Em outro momento, pequenas gotas de água caem sobre a plateia. Uma experiência quase sinestésica que ajudam a transportar o espectador para dentro da trama.“Quando a gente usa esses elementos para interagir com a plateia é tudo pensado de forma a ajudar a dar uma compreensão maior sobre a peça. A gente explora os sentidos para contar uma história”, diz Paulo Palado, responsável pela direção e texto do espetáculo, além de integrar o elenco. “Por exemplo, tem um momento onde o policial venda um dos personagens antes de torturá-lo e fala ‘vamos ver se a escuridão te ajuda a pensar melhor’. Isso também é um convite para a plateia”, explica o dramaturgo.

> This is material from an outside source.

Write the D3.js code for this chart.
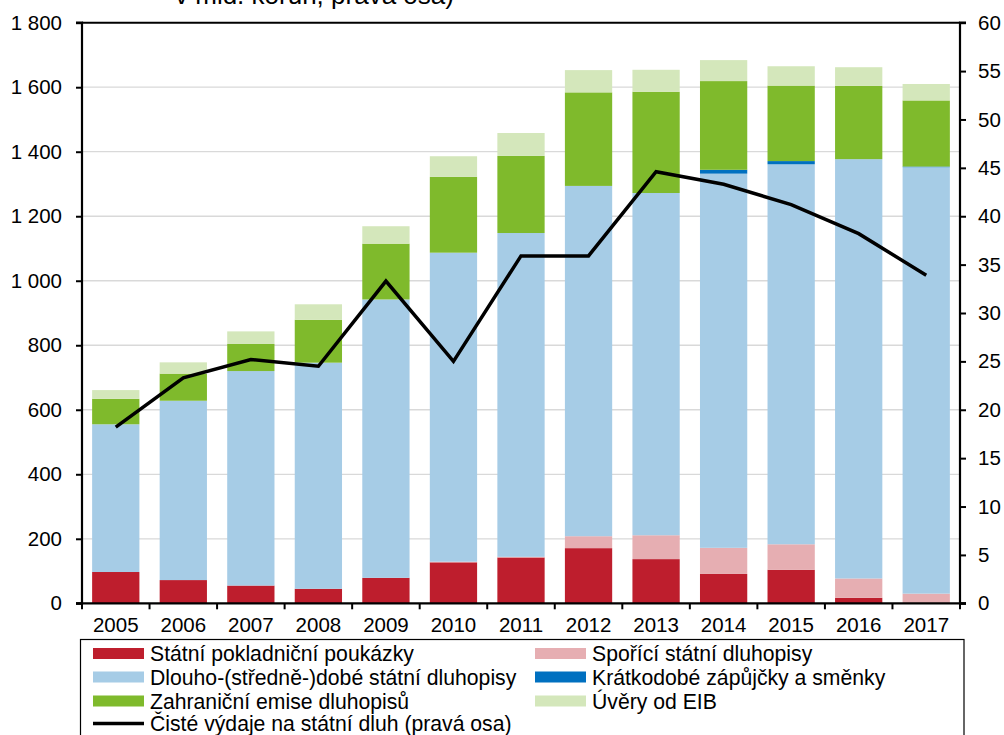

A inspiração para o Teatro Cego veio de um grupo argentino que já fazia teatro no formato. Após conferir uma das peças em uma viagem ao país, Palado voltou com a ideia de implementar a proposta teatral no Brasil. “A nossa produtora, a Caleidoscópio, sempre teve essa preocupação de desenvolver projetos que tivessem um diferencial não só artístico, mas também social. Quando a gente conheceu esse trabalho na Argentina, vimos uma oportunidade”, conta.

Porém, sem acesso aos segredos por trás das técnicas de sons, cheiros, entre outras estratégias de palco utilizadas pelo grupo portenho, Palado e sua equipe se viram diante da necessidade de desenvolver um método próprio, que ele também não revela por completo. “A gente tem uma equipe da produção que passa com os cheiros perto das pessoas ou troca objetos do lugar, por exemplo. Mas não dá para revelar todos os truques porque se não perde a graça, o encanto. É a mesma história do mágico. Mas a maioria dos efeitos acontece como resultado de pessoas se movimentando em cena sem enxergar, o que envolve muito treinamento. Sem falar da banda, que toca seus instrumentos sem ver nada.”

A estreia do grupo se deu com a peça O Grande Viúvo, em 2012, uma adaptação do conto homônimo de Nelson Rodrigues. A proposta inovadora e a qualidade do trabalho tornaram o espetáculo um sucesso de público e crítica. Para além da experiência artística, Palado percebeu que a peça tinha outros efeitos em seus espectadores. “Quando estreamos, nosso intuito era fazer uma peça de teatro, não um laboratório ou coisa parecida. Mas a gente percebeu que as pessoas saíam do espetáculo muito sensibilizadas, principalmente com a situação dos deficientes visuais”, conta.

Na constatação, o diretor viu a oportunidade para promover uma causa – a doação de córneas e outros órgãos. “Entramos em contato com a Secretaria da Saúde de São Paulo e, depois, com o pessoal do Banco de Olhos de Sorocaba”. Desde então, ao término de cada peça, representantes das entidades aguardam em stands na saída da sala para realizar o cadastro e a carteirinha daqueles interessados em se tornar doadores. “Proporcionalmente, o número de doadores que eles conseguem captar ali é muito maior do que com propaganda, entre outras abordagens. A publicidade não consegue sensibilizar as pessoas do jeito que uma hora de peça consegue”, diz.

Apesar da vertente social, Palado diz que uma das preocupações do grupo é não ganhar o rótulo de “teatro de deficientes visuais”. “A proposta é misturar deficientes visuais e videntes e não transformar os cegos em atração. A gente fala que não é um espetáculo de inclusão, mas de integração.” E o mesmo vale para a plateia, que se vê em situação de igualdade em termos de compreensão do espetáculo, independentemente de sua condição. “Eu não quero que as pessoas venham assistir e achem bom ou ruim só porque sentiram o cheiro ou ficaram no escuro. Quero que elas assistam à uma boa peça de teatro”, finaliza o diretor.